The reorientation could benefit private efforts to expand in the fintech space. Elon Musk, a vocal critic of the agency and an adviser to President Trump's Department of Government Efficiency, has sought to integrate peer-to-peer payments into his platform X. He announced in January a partnership with Visa to facilitate such services.
Senator Elizabeth Warren (D., Mass.), who was instrumental in creating the CFPB, sharply criticized the move. This is "yet another assault on consumers and our democracy by this lawless administration, and we will fight back with everything we've got," she said in a statement Thursday.

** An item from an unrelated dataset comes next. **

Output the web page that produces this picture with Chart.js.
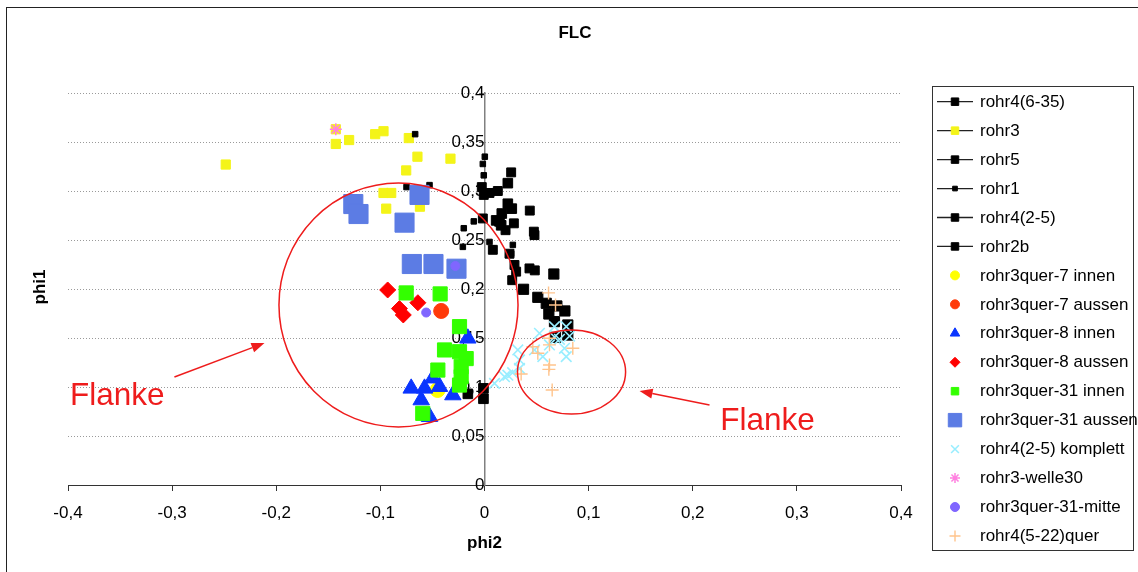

The CFPB's restructuring follows a campaign promise by Trump to dismantle or significantly reduce the agency's role. Earlier this year, Trump and Musk floated eliminating the bureau outright, before settling on a dramatic reduction in scope and staffing. Trump has since nominated a new director for the agency, though the White House has not commented on the layoff notices.
According to one official dismissal letter reviewed by Reuters, employees will be removed effective in 60 days, but access to systems will be suspended immediately.
The workforce reduction has proceeded despite previous legal setbacks. A federal district judge had blocked the layoffs earlier this month, calling them a "hurried effort to dismantle and disable the agency." But last week's appellate ruling cleared the way for firings to resume under specific conditions.